Here's the offer: He sends me his retirement money. I will guarantee him -- pledging my home and all other assets as collateral -- that I will pay him on those funds the exact same less-than-the-federal-bond-rate return that Social Security assures today's young workers. And I will charge him no fee for this service!
Instead, I will merely invest the funds he sends me in a broadly diversified portfolio of market investments, and hope to eke out some return for myself from the difference between market returns and the sub-federal-bond-rate I must pay him. I will assume all the risk! On his behalf.
If he's serious in his beliefs, he'll e-mail me.
In fact, if Krugman is right, my offer will be universally attractive and I'll make it to anyone. I'll market it to everyone! I've found a market failure to exploit! I'll set up a mutual fund to safely duplicate Social Security-level returns, and wait for the cash to come pouring in from all those who only wish they had a safe, risk-free, efficient way to lose money on the way to retirement...
Nah, I don't think so, that's being disingenuous, I'm just kidding.
The other aspects of Krugman's non-kidding disingenuousness on this subject in his column of three weeks ago, in all its glory, were covered previously.

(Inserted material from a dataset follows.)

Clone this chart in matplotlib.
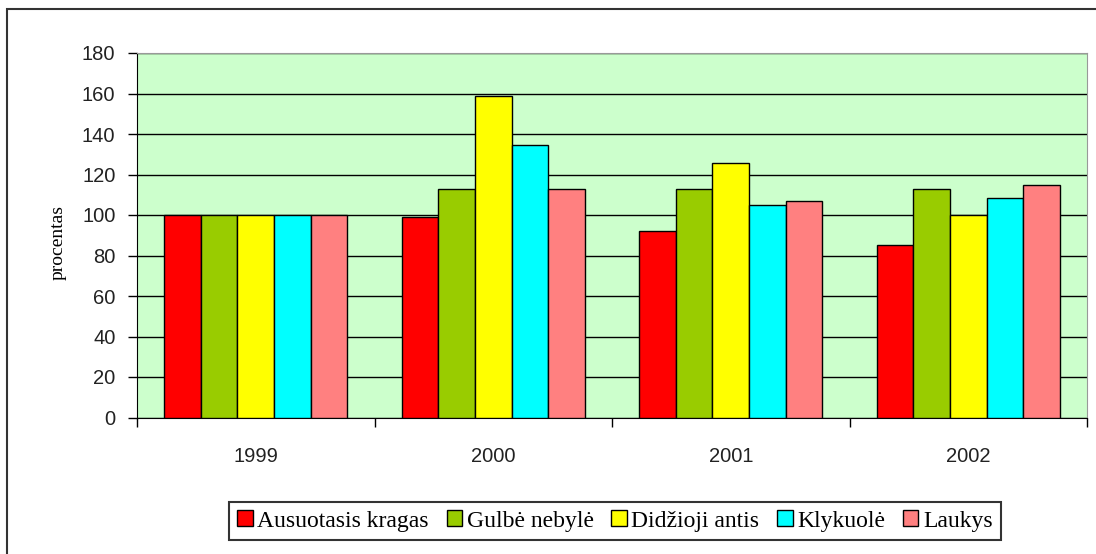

* fn. I'm teasing, of course. Going to the American Prospect's masthead right at the top we see the names "Robert Kuttner" and "Robert Reich" -- two fellows Krugman famously used to savage on a regular basis for what he deemed their analytical incompetence and factual ignorance regarding things economic. You'll have no trouble googling up some enjoyable exchanges.
Now Krugman recycles completely credulously -- breathlessly, even -- material they provide as the proof of his own beliefs. It seems the overwhelming liberal political imperative to assure that even low-wage workers will be made poorer by Social Security creates strange bedfellows.